Meltwater referred the NLA to the tribunal last month, claiming that it was trying to impose a ‘link tax” by forcing online news clippings agencies to pay for providing links to newspaper stories.

The new licensing agreement and the charging structure came into force on 1 January with clippings agencies and aggregators expected to pay a fee alongside additional fees charged for each end-user of their services.

The NLA said today that it had written to the end users of paid-for newspaper web monitoring services to inform them that its new web licences had come into operation but unlike the monitoring companies they would not be expected to pay the fees for this service.

It wrote: ‘As a result of a referral by Meltwater News to the Copyright Tribunal, the NLA has decided to suspend invoicing for these licences pending the outcome of the Copyright Tribunal process.”

David Pugh, managing director of the NLA, said: ‘We are confident that the Copyright Tribunal will recognise our web licensing scheme is measured and reasonable.

‘But we do not want any licensed users of newspaper web monitoring to be disadvantaged by Meltwater’s action.
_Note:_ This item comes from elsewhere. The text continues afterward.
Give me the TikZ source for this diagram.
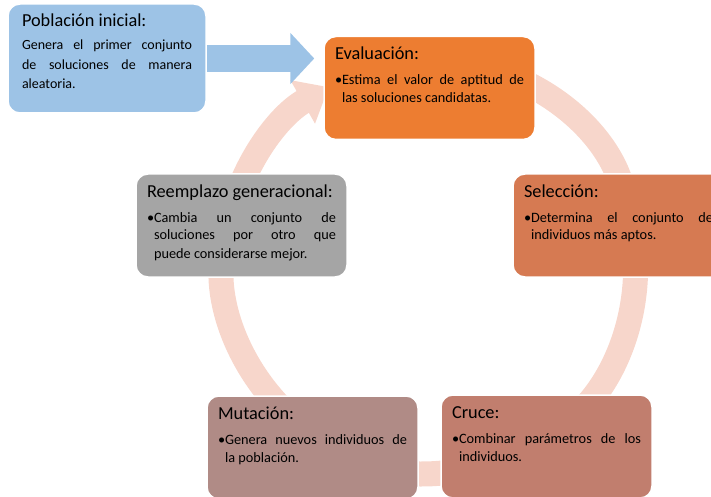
\documentclass[tikz,border=0pt]{standalone}
\usepackage{fontspec}
\setmainfont{Carlito}
\usetikzlibrary{arrows.meta}

\definecolor{popblue}{HTML}{9DC3E6}
\definecolor{evalorange}{HTML}{ED7D31}
\definecolor{selbrown}{HTML}{D67A52}
\definecolor{crucebrown}{HTML}{C17E6E}
\definecolor{mutbrown}{HTML}{B08B86}
\definecolor{reemgray}{HTML}{A5A5A5}
\definecolor{ringpink}{HTML}{F7D6CB}

% title + bulleted text inside a stage box
\newcommand{\stagetext}[2]{%
  \parbox[t][83pt][t]{189pt}{%
    \fontsize{18.3}{22}\selectfont\rule{0pt}{13pt}#1\par
    \vspace{7pt}%
    \fontsize{14.3}{18}\selectfont
    \hangindent=7pt\hangafter=1\noindent\makebox[7pt][l]{\textbullet}#2}}

\tikzset{
  stagebox/.style={draw=white, line width=1.5pt, rounded corners=12pt,
    inner xsep=11pt, inner ysep=10pt, text=black},
  ringarrow/.style={ringpink, line width=25pt, -{Triangle[width=48pt,length=30pt]}},
  poparrow/.style={popblue, line width=27pt, -{Triangle[width=50pt,length=24pt]}, shorten >=9pt}
}

\begin{document}
\begin{tikzpicture}[x=1pt,y=1pt]
\useasboundingbox (0,0) rectangle (711,496);
\clip (0,0) rectangle (711,496);
%
\coordinate (hub) at (430,230);
\draw[ringarrow] (hub) ++(90:205.5) arc[start angle=90, end angle=14, radius=205.5];
\draw[ringarrow] (hub) ++(12:205.5) arc[start angle=12, end angle=-58, radius=205.5];
\draw[ringarrow] (hub) ++(-57:205.5) arc[start angle=-57, end angle=-117, radius=205.5];
\draw[ringarrow] (hub) ++(-123:205.5) arc[start angle=-123, end angle=-192, radius=205.5];
\draw[ringarrow] (hub) ++(168:205.5) arc[start angle=168, end angle=119.5, radius=205.5];
%
\node[stagebox, fill=evalorange] (eval) at (429.5,408) {\stagetext{Evaluación:}{Estima el valor de aptitud de\linebreak las soluciones candidatas.}};
\node[stagebox, fill=selbrown] (sel) at (618.5,270.5) {\stagetext{Selección:}{Determina el conjunto de\linebreak individuos más aptos.}};
\node[stagebox, fill=crucebrown] (cru) at (546.5,49.5) {\stagetext{Cruce:}{Combinar parámetros de los\linebreak individuos.}};
\node[stagebox, fill=mutbrown] (mut) at (312.5,48.5) {\stagetext{Mutación:}{Genera nuevos individuos de\linebreak la población.}};
\node[stagebox, fill=reemgray] (reem) at (241.5,270.5) {\stagetext{Reemplazo generacional:}{Cambia un conjunto de\linebreak soluciones por otro que\linebreak puede considerarse mejor.}};
%
\node[stagebox, fill=popblue, inner xsep=14pt] (pob) at (107,437.5) {\parbox[t][89pt][t]{170pt}{%
  \fontsize{18.3}{22}\selectfont\rule{0pt}{13pt}Población inicial:\par
  \vspace{3.5pt}%
  \fontsize{14}{19.5}\selectfont Genera el primer conjunto\linebreak de soluciones de manera\linebreak aleatoria.}};
\draw[poparrow] (pob.east) -- (pob.east -| eval.west);
\end{tikzpicture}
\end{document}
Clients of all monitoring agencies should be on a level playing field.

‘We have therefore decided not to invoice clients for their web licence until the Copyright Tribunal process is complete.”

The NLA had previously claimed the move toward charging will regulate companies that profit from selling links, stating: ‘This is not about links: it is about profiting from someone else’s intellectual property without paying your fair share of the cost.”

The NLA is owned by the eight national newspaper publishing houses and generates revenues for 1,300 national and regional publishers through licensing use of their content by press cuttings agencies and their client companies.

The NLA said today the ‘vast majority’of press cuttings agencies and aggregating services had agreed to the new licensing structure and that Meltwater, a Norwegian company, was an exception.